Manche sehen in den Gerichtsurteilen wichtige Schritte zur Bekämpfung der Korruption im Land. Für andere sind sie Versuche des mächtigen Militärs, die Wahl durch Manöver hinter den Kulissen zu sabotieren. Sharif und das Militär liegen seit langem überkreuz - vor allem, was die Aussen- und Sicherheitspolitik des Landes angeht.
Im Vergleich dazu konnte der schärfste Konkurrent der PML-N, die PTI-Partei des ehemaligen Cricket-Stars Imran Khan, einen vergleichsweise ruhigen Wahlkampf führen, obwohl auch ihm Korruption vorgeworfen wird. Analysten sagen, Khan sei der bevorzugte Kandidat des Militärs. Umfragen zufolge hat die PTI sukzessive zugelegt, die Strahlkraft Khans hat aber bisweilen gelitten. Die PTI hat in den vergangenen Monaten von der PML-N einflussreiche Politiker abgeworben. Einige von ihnen sind nun selbst in Korruptions-Skandale verstrickt.
Radikale Parteien
Anlass zur Sorge ist auch, dass sich plötzlich eine ganze Reihe von islamistischen Gruppierungen als Parteien zur Wahl stellen. Eine solche Partei wird von einem Kleriker angeführt, auf den die USA ein Kopfgeld von zehn Millionen US-Dollar ausgesetzt haben. Er soll hinter einer Serie von Bombenattentaten in der indischen Stadt Mumbai im Jahr 2008 stecken. Ein weiterer Kandidat ist ein religiöser Extremist, dessen Anhänger wochenlang eine grosse Strasse in die Hauptstadt Islamabad hinein blockiert hatten, um für das umstrittene Blasphemie-Gesetz zu demonstrieren.

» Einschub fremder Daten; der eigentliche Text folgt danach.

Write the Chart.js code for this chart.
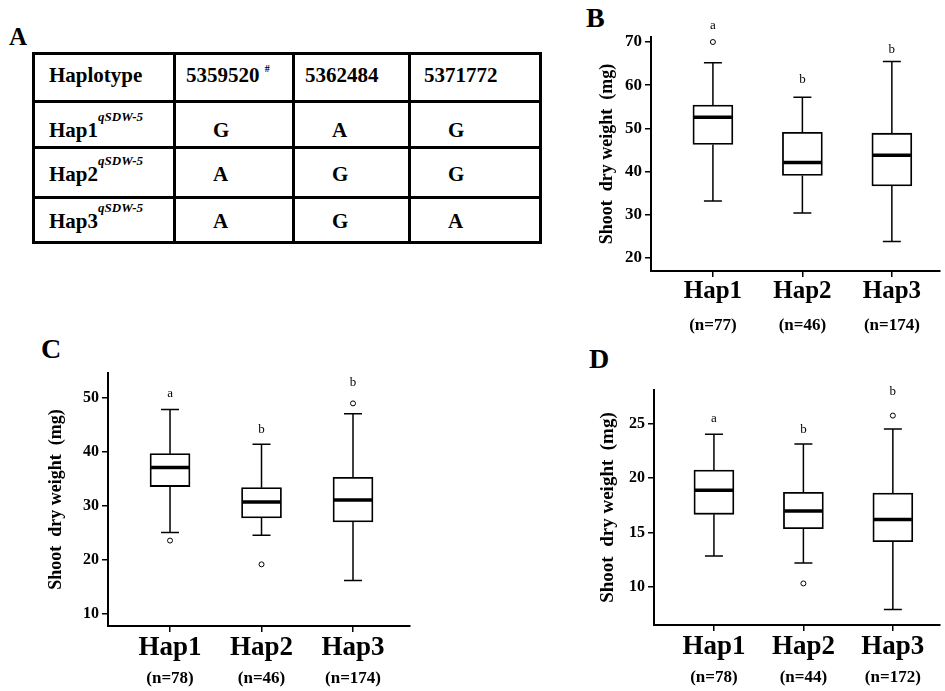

Radikale Islamisten griffen auch mehrere Wahlveranstaltungen an. Bei drei Anschlägen innerhalb von sieben Tagen wurden mehr als 175 Menschen getötet. Der Selbstmordanschlag auf eine Veranstaltung in der Südprovinz Baluchistan mit mehr als 140 Toten war einer der schwersten in den vergangenen Jahren. Kommentatoren bemerkten, die Angriffe hätten jene Parteien getroffen, die generell auch als Militär-kritisch gelten.
Ironischerweise bleibt das Militär trotz aller Vorwürfe eine zentrale Instanz für die Organisation der Wahl. Auf Bitten der Wahlkommission organisiert sie mehr als 370 000 Kräfte für die Sicherung der Wahllokale.